YOUR TASK: Collect all the lines that mention the word "code".

:: DATA IN THIS EXERCISE ::

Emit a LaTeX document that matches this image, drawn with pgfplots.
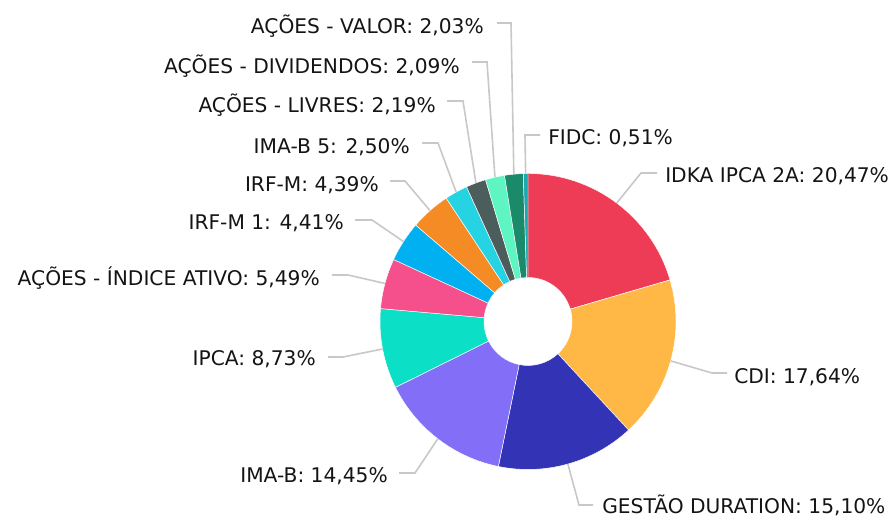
\documentclass[border=0pt]{standalone}
\usepackage{pgfplots}
\pgfplotsset{compat=1.18}
\usepackage{pgfplotstable}
\usepackage{fontspec}
\setmainfont{DejaVu Sans}
\definecolor{cIDKA}{HTML}{EE3C56}
\definecolor{cCDI}{HTML}{FFB845}
\definecolor{cGES}{HTML}{3333B5}
\definecolor{cIMAB}{HTML}{836FF7}
\definecolor{cIPCA}{HTML}{0BE0C6}
\definecolor{cIND}{HTML}{F5508B}
\definecolor{cIRFMa}{HTML}{00B0F0}
\definecolor{cIRFM}{HTML}{F58B24}
\definecolor{cIMABv}{HTML}{26D3E3}
\definecolor{cLIV}{HTML}{4C5E5C}
\definecolor{cDIV}{HTML}{5EF5C3}
\definecolor{cVAL}{HTML}{1B8A6B}
\definecolor{cFIDC}{HTML}{1CA8B0}
\definecolor{leader}{HTML}{C8C8C8}
\definecolor{txt}{HTML}{141414}

\pgfplotstableread{
value color
20.47 cIDKA
17.64 cCDI
15.10 cGES
14.45 cIMAB
8.73 cIPCA
5.49 cIND
4.41 cIRFMa
4.39 cIRFM
2.50 cIMABv
2.19 cLIV
2.09 cDIV
2.03 cVAL
0.51 cFIDC
}\slices

\begin{document}
\begin{tikzpicture}
\begin{axis}[hide axis, scale only axis, width=667.5pt, height=390pt,
  xmin=0, xmax=890, ymin=-520, ymax=0, clip=false]
\path (axis cs:0,-520) rectangle (axis cs:890,0);
\pgfplotsextra{%
  \def\cum{0}%
  \pgfplotsforeachungrouped \i in {0,...,12}{%
    \pgfplotstablegetelem{\i}{color}\of\slices \let\col\pgfplotsretval
    \pgfplotstablegetelem{\i}{value}\of\slices \let\val\pgfplotsretval
    \pgfmathsetmacro\aone{90-3.6*\cum}%
    \pgfmathsetmacro\atwo{90-3.6*(\cum+\val)}%
    \pgfmathsetmacro\amid{(\aone+\atwo)/2}%
    \pgfmathsetmacro\xa{528+148*cos(\aone)}%
    \pgfmathsetmacro\ya{-321.5+148*sin(\aone)}%
    \pgfmathsetmacro\xb{528+44*cos(\atwo)}%
    \pgfmathsetmacro\yb{-321.5+44*sin(\atwo)}%
    \pgfmathsetmacro\xm{528+148*cos(\amid)}%
    \pgfmathsetmacro\ym{-321.5+148*sin(\amid)}%
    \path[fill=\col, draw=white, line width=0.35pt]
      (axis cs:\xa,\ya) arc[start angle=\aone, end angle=\atwo, radius=111pt]
      -- (axis cs:\xb,\yb) arc[start angle=\atwo, end angle=\aone, radius=33pt] -- cycle;
    \coordinate (m\i) at (axis cs:\xm,\ym);
    \pgfmathsetmacro\cum{\cum+\val}%
  }%
  \begin{scope}[leader, line width=1.2pt]
  \draw (m0) -- (axis cs:641,-173) -- (axis cs:657,-173);
  \draw (m1) -- (axis cs:712,-373) -- (axis cs:727,-373);
  \draw (m2) -- (axis cs:579,-505) -- (axis cs:593,-505);
  \draw (m3) -- (axis cs:415,-473) -- (axis cs:399,-473);
  \draw (m4) -- (axis cs:343,-357) -- (axis cs:328,-357);
  \draw (m5) -- (axis cs:348,-275) -- (axis cs:332,-275);
  \draw (m6) -- (axis cs:372,-220) -- (axis cs:355,-220);
  \draw (m7) -- (axis cs:405,-181) -- (axis cs:390,-181);
  \draw (m8) -- (axis cs:438,-143) -- (axis cs:422,-143);
  \draw (m9) -- (axis cs:463,-101) -- (axis cs:447,-101);
  \draw (m10) -- (axis cs:487,-62) -- (axis cs:472,-62);
  \draw (m11) -- (axis cs:511,-23) -- (axis cs:497,-23);
  \draw (m12) -- (axis cs:525,-135) -- (axis cs:540,-135);
  \end{scope}
  \begin{scope}[every node/.style={inner sep=0pt, text=txt, font=\fontsize{15.15pt}{17pt}\selectfont}]
  \node[anchor=base west] at (axis cs:665,-183) {IDKA IPCA 2A: 20,47\%};
  \node[anchor=base west] at (axis cs:734,-384) {CDI: 17,64\%};
  \node[anchor=base west] at (axis cs:602,-514) {GESTÃO DURATION: 15,10\%};
  \node[anchor=base east] at (axis cs:388,-483) {IMA-B: 14,45\%};
  \node[anchor=base east] at (axis cs:316,-366) {IPCA: 8,73\%};
  \node[anchor=base east] at (axis cs:320,-286) {AÇÕES - ÍNDICE ATIVO: 5,49\%};
  \node[anchor=base east] at (axis cs:344,-230) {IRF-M 1: 4,41\%};
  \node[anchor=base east] at (axis cs:379,-192) {IRF-M: 4,39\%};
  \node[anchor=base east] at (axis cs:410,-154) {IMA-B 5: 2,50\%};
  \node[anchor=base east] at (axis cs:436,-113) {AÇÕES - LIVRES: 2,19\%};
  \node[anchor=base east] at (axis cs:460,-74) {AÇÕES - DIVIDENDOS: 2,09\%};
  \node[anchor=base east] at (axis cs:484,-34) {AÇÕES - VALOR: 2,03\%};
  \node[anchor=base west] at (axis cs:548,-145) {FIDC: 0,51\%};
  \end{scope}
}
\end{axis}
\end{tikzpicture}
\end{document}
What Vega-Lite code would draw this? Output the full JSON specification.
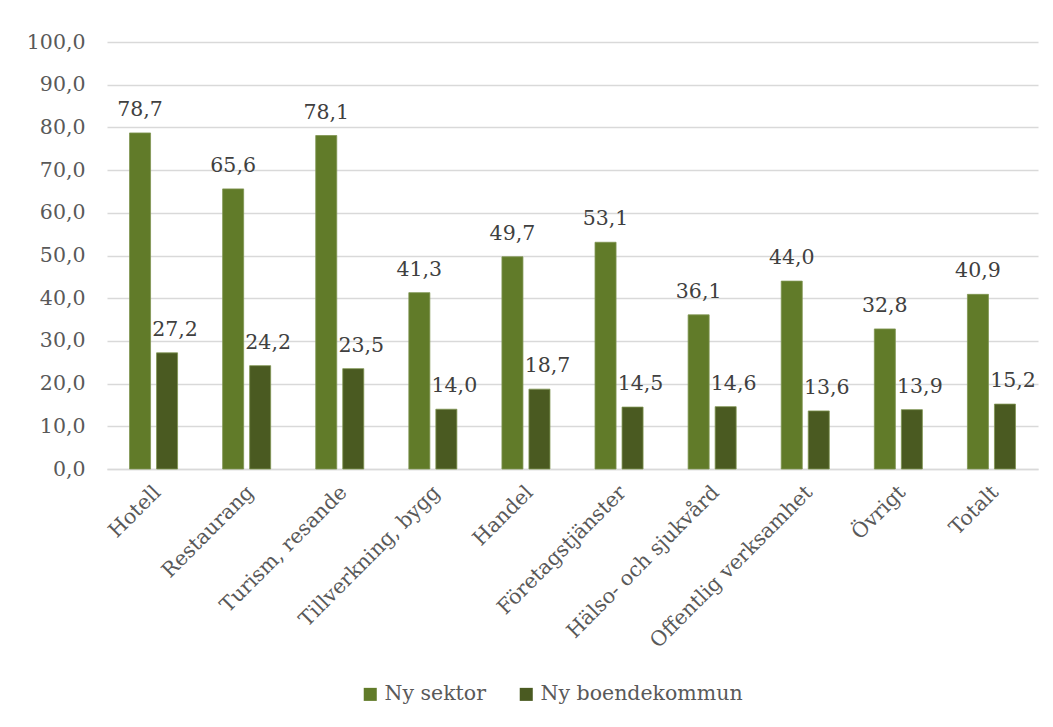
{
  "$schema": "https://vega.github.io/schema/vega-lite/v6.json",
  "width": 931,
  "height": 427,
  "autosize": {"type": "none"},
  "padding": {"left": 107, "top": 42, "right": 15, "bottom": 258},
  "background": "white",
  "config": {
    "view": {"stroke": null},
    "font": "DejaVu Serif",
    "axis": {"labelFont": "DejaVu Serif", "labelColor": "#595959", "labelFontSize": 20.5, "gridColor": "#D9D9D9", "gridWidth": 1.5, "domainColor": "#D9D9D9", "domainWidth": 1.5, "ticks": false, "title": null},
    "legend": {"labelFont": "DejaVu Serif", "labelColor": "#595959", "labelFontSize": 20.5, "labelLimit": 400}
  },
  "data": {
    "values": [
      {"kat": "Hotell", "serie": "Ny sektor", "v": 78.7},
      {"kat": "Hotell", "serie": "Ny boendekommun", "v": 27.2},
      {"kat": "Restaurang", "serie": "Ny sektor", "v": 65.6},
      {"kat": "Restaurang", "serie": "Ny boendekommun", "v": 24.2},
      {"kat": "Turism, resande", "serie": "Ny sektor", "v": 78.1},
      {"kat": "Turism, resande", "serie": "Ny boendekommun", "v": 23.5},
      {"kat": "Tillverkning, bygg", "serie": "Ny sektor", "v": 41.3},
      {"kat": "Tillverkning, bygg", "serie": "Ny boendekommun", "v": 14.0},
      {"kat": "Handel", "serie": "Ny sektor", "v": 49.7},
      {"kat": "Handel", "serie": "Ny boendekommun", "v": 18.7},
      {"kat": "Företagstjänster", "serie": "Ny sektor", "v": 53.1},
      {"kat": "Företagstjänster", "serie": "Ny boendekommun", "v": 14.5},
      {"kat": "Hälso- och sjukvård", "serie": "Ny sektor", "v": 36.1},
      {"kat": "Hälso- och sjukvård", "serie": "Ny boendekommun", "v": 14.6},
      {"kat": "Offentlig verksamhet", "serie": "Ny sektor", "v": 44.0},
      {"kat": "Offentlig verksamhet", "serie": "Ny boendekommun", "v": 13.6},
      {"kat": "Övrigt", "serie": "Ny sektor", "v": 32.8},
      {"kat": "Övrigt", "serie": "Ny boendekommun", "v": 13.9},
      {"kat": "Totalt", "serie": "Ny sektor", "v": 40.9},
      {"kat": "Totalt", "serie": "Ny boendekommun", "v": 15.2}
    ]
  },
  "encoding": {
    "x": {
      "field": "kat", "type": "nominal", "sort": null,
      "scale": {"paddingInner": 0.484, "paddingOuter": 0.242},
      "axis": {"labelAngle": -45, "labelAlign": "right", "labelBaseline": "middle", "labelPadding": 20, "labelOffset": 4, "grid": false, "labelLimit": 300}
    },
    "xOffset": {
      "field": "serie", "type": "nominal",
      "sort": ["Ny sektor", "Ny boendekommun"],
      "scale": {"paddingInner": 0.222, "paddingOuter": 0}
    },
    "y": {
      "field": "v", "type": "quantitative",
      "scale": {"domain": [0, 100], "nice": false},
      "axis": {"values": [0,10,20,30,40,50,60,70,80,90,100], "labelExpr": "replace(format(datum.value, '.1f'), '.', ',')", "domain": false, "grid": true, "labelPadding": 22}
    }
  },
  "layer": [
    {
      "mark": {"type": "bar", "stroke": "#7f9450", "strokeWidth": 0.8},
      "encoding": {
        "color": {
          "field": "serie", "type": "nominal",
          "sort": ["Ny sektor", "Ny boendekommun"],
          "scale": {"domain": ["Ny sektor", "Ny boendekommun"], "range": ["#617B29", "#4A5A21"]},
          "legend": {"title": null, "orient": "none", "direction": "horizontal", "legendX": 253, "legendY": 642, "symbolType": "square", "symbolSize": 170, "symbolStrokeWidth": 0, "columnPadding": 30, "labelOffset": 4}
        }
      }
    },
    {
      "transform": [{"filter": "datum.serie === 'Ny sektor'"}, {"calculate": "replace(format(datum.v, '.1f'), '.', ',')", "as": "lbl"}],
      "mark": {"type": "text", "baseline": "alphabetic", "dy": -17, "fontSize": 20.5, "color": "#404040", "font": "DejaVu Serif"},
      "encoding": {"text": {"field": "lbl", "type": "nominal"}}
    },
    {
      "transform": [{"filter": "datum.serie === 'Ny boendekommun'"}, {"calculate": "replace(format(datum.v, '.1f'), '.', ',')", "as": "lbl"}],
      "mark": {"type": "text", "baseline": "alphabetic", "dy": -17, "dx": 8, "fontSize": 20.5, "color": "#404040", "font": "DejaVu Serif"},
      "encoding": {"text": {"field": "lbl", "type": "nominal"}}
    }
  ]
}
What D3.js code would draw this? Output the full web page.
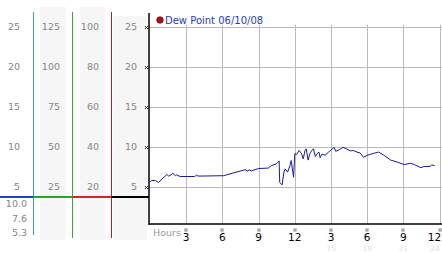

:::

RESPONSE TO THE TASK:
What Vega-Lite code would draw this? Output the full JSON specification.
What D3.js code would draw this? Output the full web page.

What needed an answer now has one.